Caso não acate essa decisão, o Brasil poderá sofrer uma condenação pela Corte Internacional, por violar direitos humanos das populações indígenas, o que prejudica internacionalmente a imagem do país e demonstra a fragilidade de nossa democracia, adiando, mais uma vez, o sonho de integrar o Conselho de Segurança da ONU.
A decisão da OEA atende o insistente apelo do Ministério Público Federal e não é diferente das reiteradas decisões tomadas pelo juiz federal que está perto da área e conhece todos os detalhes do projeto e do processo, mas é diferente da decisão individual do presidente do TRF-1, que está na sede política do país, mas a quase 2 mil quilômetros da obra.
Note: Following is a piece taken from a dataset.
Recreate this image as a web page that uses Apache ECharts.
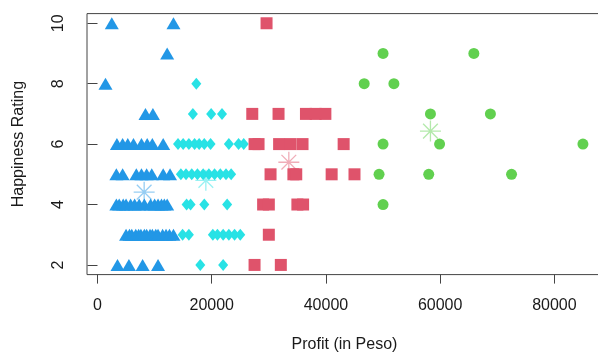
<!DOCTYPE html>
<html>
<head>
<meta charset="utf-8">
<script src="https://cdn.jsdelivr.net/npm/echarts@6/dist/echarts.min.js"></script>
<style>
html,body{margin:0;padding:0;background:#fff;}
#chart{width:598px;height:353px;}
</style>
</head>
<body>
<div id="chart"></div>
<script>
// Cluster 1 (blue triangles)
var blueProfit = [2500, 13300, 12200, 1400, 8400, 9700,
  3400, 4400, 5300, 6300, 7700, 8700, 9600, 11500,
  3300, 4400, 6800, 7700, 8600, 9500, 11500, 12700,
  3300, 3800, 4500, 5000, 5800, 6500, 7300, 8200, 9300, 10000, 10600, 11200, 11700, 12200,
  5000, 5600, 6000, 6700, 7200, 7600, 8200, 8600, 9200, 9600, 10200, 10600, 11400, 12000, 12600, 13300,
  3500, 5500, 7900, 10600];
var blueRating = [10, 10, 9, 8, 7, 7,
  6, 6, 6, 6, 6, 6, 6, 6,
  5, 5, 5, 5, 5, 5, 5, 5,
  4, 4, 4, 4, 4, 4, 4, 4, 4, 4, 4, 4, 4, 4,
  3, 3, 3, 3, 3, 3, 3, 3, 3, 3, 3, 3, 3, 3, 3, 3,
  2, 2, 2, 2];

// Cluster 2 (cyan diamonds)
var cyanProfit = [17300, 16700, 19900, 21800,
  14100, 15000, 16000, 17000, 17800, 18700, 19800, 23000, 24700, 25600,
  14600, 15500, 16500, 17500, 18500, 19500, 20500, 21500, 22500, 23400,
  15600, 16300, 18700, 22700,
  14900, 16000, 20200, 21000, 22000, 23000, 24000, 25000,
  18000, 22000];
var cyanRating = [8, 7, 7, 7,
  6, 6, 6, 6, 6, 6, 6, 6, 6, 6,
  5, 5, 5, 5, 5, 5, 5, 5, 5, 5,
  4, 4, 4, 4,
  3, 3, 3, 3, 3, 3, 3, 3,
  2, 2];

// Cluster 3 (red squares)
var redProfit = [29600,
  27100, 31700, 36500, 38200, 39900,
  27500, 28200, 31800, 33800, 35900, 43100,
  30300, 34300, 34800, 41000, 45000,
  29000, 30000, 35000, 36000,
  30000,
  27500, 32100];
var redRating = [10,
  7, 7, 7, 7, 7,
  6, 6, 6, 6, 6, 6,
  5, 5, 5, 5, 5,
  4, 4, 4, 4,
  3,
  2, 2];

// Cluster 4 (green circles)
var greenProfit = [50000, 65900, 46700, 51900, 58300, 68800, 50000, 59900, 85000, 49300, 58000, 72500, 50000];
var greenRating = [9, 9, 8, 8, 7, 7, 6, 6, 6, 5, 5, 5, 4];

// Cluster centres (asterisks): blue, cyan, red, green
var centerProfit = [8170, 18970, 33500, 58300];
var centerRating = [4.41, 4.8, 5.4, 6.43];

var xTicks = [0, 20000, 40000, 60000, 80000];
var yTicks = [2, 4, 6, 8, 10];

function zip(a, b) { return a.map(function (v, i) { return [v, b[i]]; }); }

var colBlue = '#2297E6', colCyan = '#28E2E5', colRed = '#DF536B', colGreen = '#61D04F';
var starCols = ['rgba(34,151,230,0.6)', 'rgba(40,226,229,0.6)', 'rgba(223,83,107,0.6)', 'rgba(97,208,79,0.6)'];
var starPath = 'path://M10 0 L10 20 M0 10 L20 10 M3 3 L17 17 M3 17 L17 3';

var font = '"Liberation Sans", Arial, sans-serif';
var chart = echarts.init(document.getElementById('chart'), null, {renderer: 'canvas'});

var starSeries = centerProfit.map(function (x, i) {
  return {
    type: 'scatter', symbol: starPath, symbolSize: 21, z: 5,
    itemStyle: {color: 'transparent', borderColor: starCols[i], borderWidth: 1.3},
    data: [[x, centerRating[i]]], animation: false, silent: true
  };
});

chart.setOption({
  animation: false,
  backgroundColor: '#fff',
  grid: {left: 87, top: 13.6, width: 515, height: 261, show: true, borderColor: '#444', borderWidth: 1,
    backgroundColor: 'transparent', containLabel: false, outerBoundsMode: 'none'},
  xAxis: {
    type: 'value', min: -1840, max: 88340,
    name: 'Profit (in Peso)', nameLocation: 'middle', nameGap: 62,
    nameTextStyle: {fontFamily: font, fontSize: 16, color: '#1a1a1a'},
    axisLine: {show: false},
    axisTick: {show: true, inside: false, length: 9, customValues: xTicks, lineStyle: {color: '#444', width: 1}},
    axisLabel: {customValues: xTicks, margin: 23, fontFamily: font, fontSize: 16, color: '#1a1a1a',
      formatter: function (v) { return String(v); }},
    splitLine: {show: false}
  },
  yAxis: {
    type: 'value', min: 1.68, max: 10.32,
    name: 'Happiness Rating', nameLocation: 'middle', nameGap: 60,
    nameTextStyle: {fontFamily: font, fontSize: 16, color: '#1a1a1a'},
    axisLine: {show: false},
    axisTick: {show: true, inside: false, length: 10, customValues: yTicks, lineStyle: {color: '#444', width: 1}},
    axisLabel: {customValues: yTicks, rotate: 90, margin: 20, fontFamily: font, fontSize: 16, color: '#1a1a1a',
      formatter: function (v) { return String(v); }},
    splitLine: {show: false}
  },
  series: [
    {type: 'scatter', symbol: 'diamond', symbolSize: [10, 12], itemStyle: {color: colCyan, opacity: 1}, data: zip(cyanProfit, cyanRating), z: 2},
    {type: 'scatter', symbol: 'triangle', symbolSize: [14, 12], itemStyle: {color: colBlue, opacity: 1}, data: zip(blueProfit, blueRating), z: 2},
    {type: 'scatter', symbol: 'rect', symbolSize: 12, itemStyle: {color: colRed, opacity: 1}, data: zip(redProfit, redRating), z: 2},
    {type: 'scatter', symbol: 'circle', symbolSize: 11, itemStyle: {color: colGreen, opacity: 1}, data: zip(greenProfit, greenRating), z: 2}
  ].concat(starSeries)
});
</script>
</body>
</html>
Parabéns ao Ministério Público que tem agido de forma destemida, cumprindo com eficiência sua função institucional e à sociedade civil e comunidades indígenas que buscaram na Corte Internacional um direito assegurado na Constituição brasileira e na Convenção 169 da OIT, da qual o Brasil é signatário. Do Judiciário, a sociedade espera que atue com independência sem permitir que se crie uma situação de fato consumado, onde a legislação e as instituições sejam atropeladas com um megaprojeto que sequer teve seus impactos e viabilidade econômica ponderados apropriadamente.